L’adaptation au changement climatique constitue un autre défi majeur qui se traduit par une évolution des règles d’urbanisme : limitation de l’imperméabilisation des sols, préservation ou création d’îlots de fraîcheur, prise en compte des risques naturels aggravés (inondations, retraits-gonflements des argiles, etc.). Ces préoccupations se retrouvent dans les Plans de Prévention des Risques Naturels (PPRN) qui s’imposent aux PLU et peuvent restreindre considérablement les droits à construire dans certaines zones.

Enfin, l’émergence de nouvelles formes d’habitat (habitat participatif, tiny houses, constructions réversibles) et de nouveaux modes constructifs (construction hors-site, impression 3D, matériaux biosourcés) interroge le cadre juridique actuel du permis de construire, parfois mal adapté à ces innovations. Des évolutions législatives et réglementaires sont à prévoir pour faciliter ces alternatives tout en garantissant leur qualité et leur sécurité.

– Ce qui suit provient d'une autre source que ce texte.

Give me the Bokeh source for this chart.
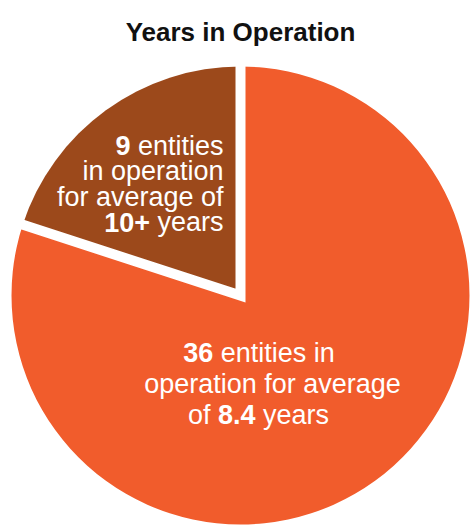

Face à ces transformations profondes, les professionnels de l’urbanisme et de la construction (architectes, promoteurs, constructeurs) doivent faire preuve d’une vigilance accrue et d’une capacité d’adaptation rapide. Pour les particuliers porteurs d’un projet de construction, le recours à des professionnels compétents s’avère plus que jamais nécessaire pour naviguer dans ce paysage réglementaire complexe et mouvant.